How Should an LGBTQ+ Christian Live? — BMCC’s Trainee Missionary on Pluralistic Theology
One Sunday in mid-April, I visited BMCC at an old building on Nam Cheong Street in Sham Shui Po for the Sunday service. The day’s sermon was titled “I am not ‘sinful,’ but neither am I ‘holy.'” The trainee missionary Cheng Tze-hong (known as Hong) opened by asking: “What sins do we have?” From the seats someone shouted: “Homosexuality!” Laughter rippled through the thousand-square-foot sanctuary.
BMCC was Hong Kong’s first Protestant church founded by LGBTQ+ Christians, and Asia’s first formally registered LGBTQ+ Christian organisation. Hong jokes he can no longer remember how long he has served here. He started attending church at twelve, was baptised at eighteen, has been at BMCC for more than ten years, and is now a trainee missionary as well as a full-time musical-theatre teacher in primary and secondary schools. He believes that “finding the rhythm” is central to life — and that he has found his. Right now, he is an LGBTQ+ pastoral worker, and on the recurring question “How should an LGBTQ+ Christian live?” he has confidence in his answer.
Embracing Pluralistic Theology
Six passages from the Bible are frequently cited to argue that Christianity opposes homosexuality. Hong has also lived through the traditional-church years and understands how difficult it is for sexual minorities to be received in those communities. Information was scarce when he was younger; for a time he was lost. “When I was little, you believed what others told you. If others said you were sinful, you were sinful.” His original church was sizable — close to two thousand members. He recalls once arriving late and being seated in the last row: looking toward the distant platform, the physical and the psychological distances felt equally far. He found it hard to build relationships in his old church, but found belonging at BMCC.

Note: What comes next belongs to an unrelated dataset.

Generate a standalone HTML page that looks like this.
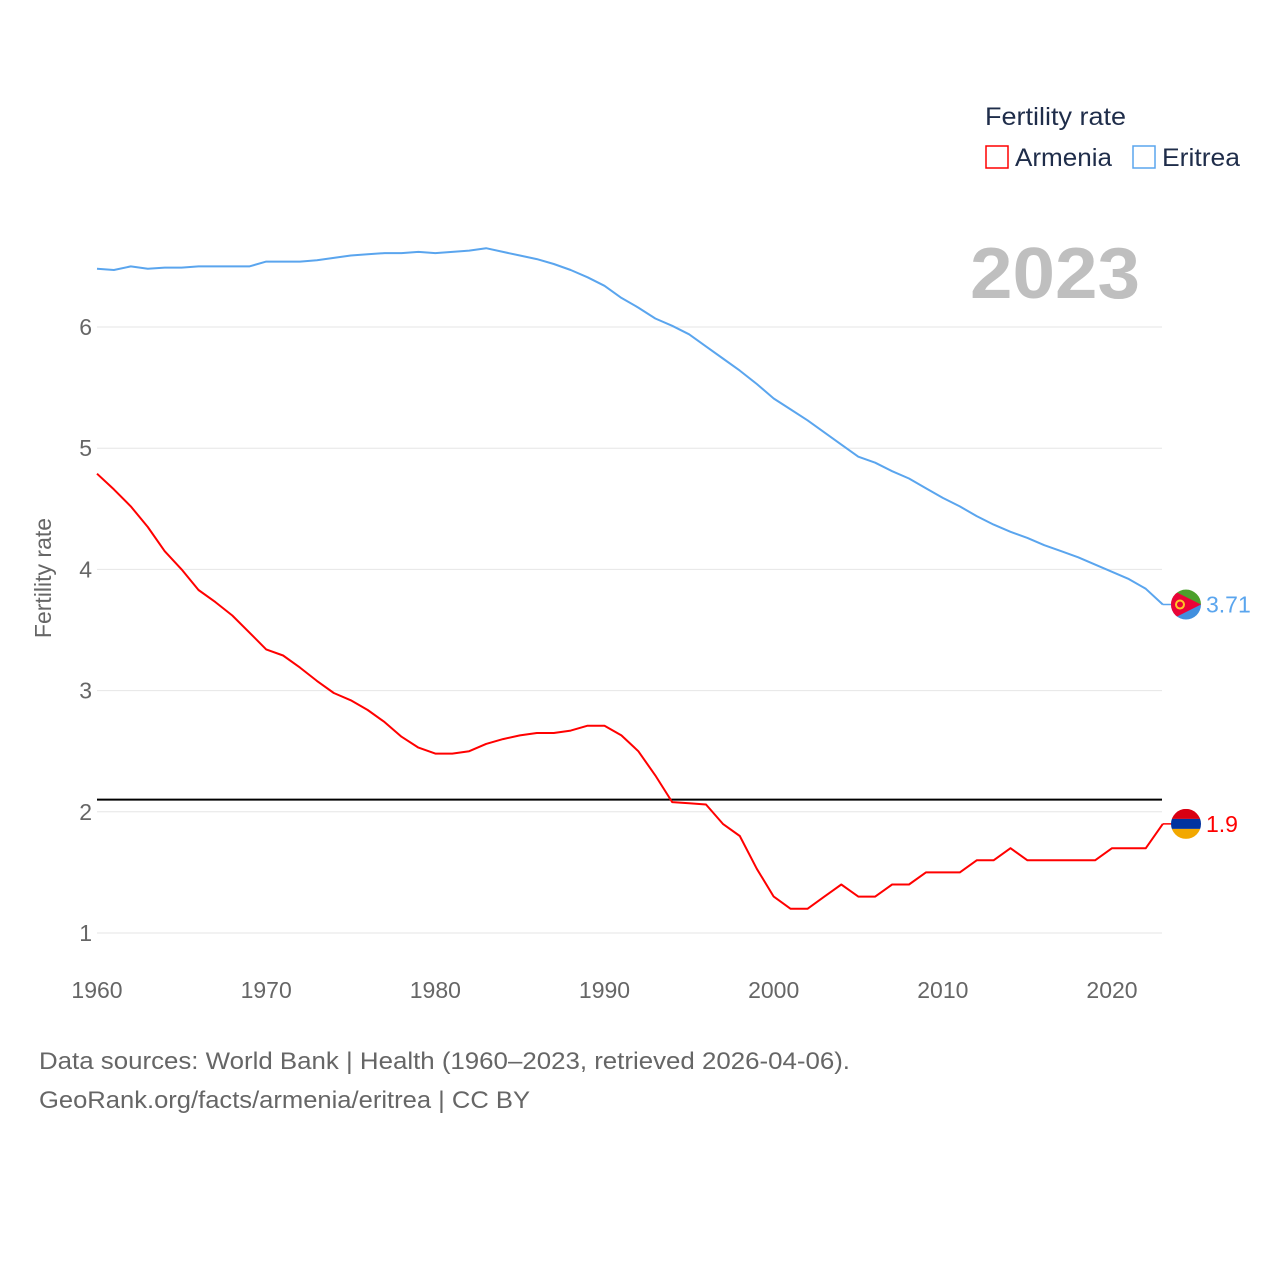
<!DOCTYPE html>
<html><head><meta charset="utf-8"><style>
body{margin:0;background:#fff;}
svg text{font-family:"Liberation Sans",sans-serif;}
</style></head><body>
<svg width="1280" height="1280" xmlns="http://www.w3.org/2000/svg">
<g id="grid"></g>
<g id="lines"></g>
<text x="970" y="298" textLength="170" lengthAdjust="spacingAndGlyphs" font-size="72" font-weight="bold" fill="#bfbfbf">2023</text>
<text x="985" y="125" textLength="141" lengthAdjust="spacingAndGlyphs" font-size="25" fill="#1f2d4a">Fertility rate</text>
<rect x="986" y="146" width="22" height="22" fill="none" stroke="red" stroke-width="1.5"/>
<text x="1015" y="166" textLength="97" lengthAdjust="spacingAndGlyphs" font-size="25" fill="#1f2d4a">Armenia</text>
<rect x="1133" y="146" width="22" height="22" fill="none" stroke="#5aa5ee" stroke-width="1.5"/>
<text x="1162" y="166" textLength="78" lengthAdjust="spacingAndGlyphs" font-size="25" fill="#1f2d4a">Eritrea</text>
<text transform="translate(51,578) rotate(-90)" text-anchor="middle" font-size="23" fill="#666">Fertility rate</text>
<text x="39" y="1069" textLength="811" lengthAdjust="spacingAndGlyphs" font-size="24" fill="#666">Data sources: World Bank | Health (1960–2023, retrieved 2026-04-06).</text>
<text x="39" y="1108" textLength="491" lengthAdjust="spacingAndGlyphs" font-size="24" fill="#666">GeoRank.org/facts/armenia/eritrea | CC BY</text>
</svg>
<script>
const years = []; for (let y = 1960; y <= 2023; y++) years.push(y);
const armenia = [4.79,4.66,4.52,4.35,4.15,4.0,3.83,3.73,3.62,3.48,3.34,3.29,3.19,3.08,2.98,2.92,2.84,2.74,2.62,2.53,2.48,2.48,2.5,2.56,2.6,2.63,2.65,2.65,2.67,2.71,2.71,2.63,2.5,2.3,2.08,2.07,2.06,1.9,1.8,1.53,1.3,1.2,1.2,1.3,1.4,1.3,1.3,1.4,1.4,1.5,1.5,1.5,1.6,1.6,1.7,1.6,1.6,1.6,1.6,1.6,1.7,1.7,1.7,1.9];
const eritrea = [6.48,6.47,6.5,6.48,6.49,6.49,6.5,6.5,6.5,6.5,6.54,6.54,6.54,6.55,6.57,6.59,6.6,6.61,6.61,6.62,6.61,6.62,6.63,6.65,6.62,6.59,6.56,6.52,6.47,6.41,6.34,6.24,6.16,6.07,6.01,5.94,5.84,5.74,5.64,5.53,5.41,5.32,5.23,5.13,5.03,4.93,4.88,4.81,4.75,4.67,4.59,4.52,4.44,4.37,4.31,4.26,4.2,4.15,4.1,4.04,3.98,3.92,3.84,3.71];
const yTicks = [1,2,3,4,5,6];
const xTicks = [1960,1970,1980,1990,2000,2010,2020];
const replacement = 2.1;
const NS = "http://www.w3.org/2000/svg";
const xs = y => 97 + (y - 1960) * (1015 / 60);
const ys = v => 933 - (v - 1) * 121.2;
const grid = document.getElementById('grid'), lines = document.getElementById('lines');
function mk(tag, attrs, parent){const e=document.createElementNS(NS,tag);for(const k in attrs)e.setAttribute(k,attrs[k]);parent.appendChild(e);return e;}
yTicks.forEach(t=>{
  const l=mk('line',{x1:97,x2:1162,y1:ys(t),y2:ys(t),stroke:'#e6e6e6','stroke-width':1},grid);
  
  
  const tx=mk('text',{x:92,y:ys(t)+8,'text-anchor':'end','font-size':23,fill:'#666'},grid);
  tx.textContent=t;
  
  
});
xTicks.forEach(t=>{
  const tx=mk('text',{x:xs(t),y:998,'text-anchor':'middle','font-size':23,fill:'#666'},grid);
  tx.textContent=t;
  
  
});
const rl=mk('line',{x1:97,x2:1162,y1:ys(replacement),y2:ys(replacement),stroke:'#000','stroke-width':2},lines);


function series(vals,color,name){
  const d=vals.map((v,i)=>(i?'L':'M')+xs(years[i]).toFixed(1)+' '+ys(v).toFixed(1)).join(' ');
  const p=mk('path',{d:d,fill:'none',stroke:color,'stroke-width':2,'stroke-linejoin':'round'},lines);
  
  
  const last=vals[vals.length-1], lx=xs(2023), ly=ys(last);
  mk('line',{x1:lx,x2:1186,y1:ly,y2:ly,stroke:color,'stroke-width':1.5},lines);
  const t=mk('text',{x:1206,y:ly+8,'font-size':23,fill:color},lines);
  t.textContent=last;
  
  
  return ly;
}
const ay=series(armenia,'red','armenia');
const ey=series(eritrea,'#5aa5ee','eritrea');
const fa=mk('g',{},lines);


const ca=mk('clipPath',{id:'ca'},fa);mk('circle',{cx:1186,cy:ay,r:15},ca);
const ga=mk('g',{'clip-path':'url(#ca)'},fa);
mk('rect',{x:1171,y:ay-15,width:30,height:10,fill:'#d90012'},ga);
mk('rect',{x:1171,y:ay-5,width:30,height:10,fill:'#0033a0'},ga);
mk('rect',{x:1171,y:ay+5,width:30,height:10,fill:'#f2a800'},ga);
const fe=mk('g',{},lines);


const ce=mk('clipPath',{id:'ce'},fe);mk('circle',{cx:1186,cy:ey,r:15},ce);
const ge=mk('g',{'clip-path':'url(#ce)'},fe);
mk('rect',{x:1171,y:ey-15,width:30,height:15,fill:'#4ca02c'},ge);
mk('rect',{x:1171,y:ey,width:30,height:15,fill:'#418fde'},ge);
mk('polygon',{points:`1171,${ey-15} 1201,${ey} 1171,${ey+15}`,fill:'#ea0437'},ge);
mk('circle',{cx:1180,cy:ey,r:4,fill:'none',stroke:'#ffc726','stroke-width':2},ge);
</script>
</body></html>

“For me, our church’s theology is pluralistic. Pluralism means that each member’s theological view will be different. Pluralistic theology means I respect your theology — I don’t need to say your God is wrong.” They consider faith through the lens of “progressive theology.” “One key angle of progressive theology is that, whether or not the events in the Bible happened, we can read them as parables. The same way we read Chinese history or world history — we can learn from what people experienced.” He explains that the Bible was assembled by those who held power at the time. “What ideology to instil in those they ruled, or in their congregations; how they wanted society shaped and what they wanted to get from it — many factors influenced this. So how can I take the Bible as 100% truth?” Worth pondering: “Does the content really fit the society we live in today?”
He says faith is broad, and the Bible is not the whole of faith. “If someone has questions about a passage, you can tell them the Bible is only one part — faith is vast, and you have to discern through your own experience, your culture.” “Faith has many facets, many different theologies. Old traditional churches may have preached only one theology, all anchored on the literal Bible.” He says he still has on his bookshelf works published by groups unfriendly to LGBTQ+ people — “New Creation Association,” “Society for Truth and Light,” and others. “If you think those are sins that separate you from God, that is what you need to work through. But I don’t feel bound by these — my relationship with God is built on love and justice.”
Setting aside religious language, what Hong believes is, in fact, simple. “The only thing real is the exchange between you and me here and now — our lives are real.” Hong describes his own struggle around sexual orientation as minimal.
A Queer Pastoral Worker’s Social Responsibility
As the service drew to a close, a second-generation Christian member shared: because their mother required them to attend the same church, they could not regularly come to BMCC. Hong noted that such stories are not unusual. Before BMCC moved to Sham Shui Po, the church was in Sheung Wan. In those years, while most churches held morning worship, BMCC’s started at four in the afternoon — because many members had to attend a different church in the morning.
The church has grown, and they too have grown. Today the service is at eleven in the morning, and the sanctuary is full. They no longer wish to label themselves as an “LGBTQ+ church”: “Although most of us are sexual minorities, we don’t want to sever our connection with the wider community.” The church was formerly called “Blessed Minority Christian Fellowship”; it is now “Blessed Ministry Community Church” — a small but deliberate change of name.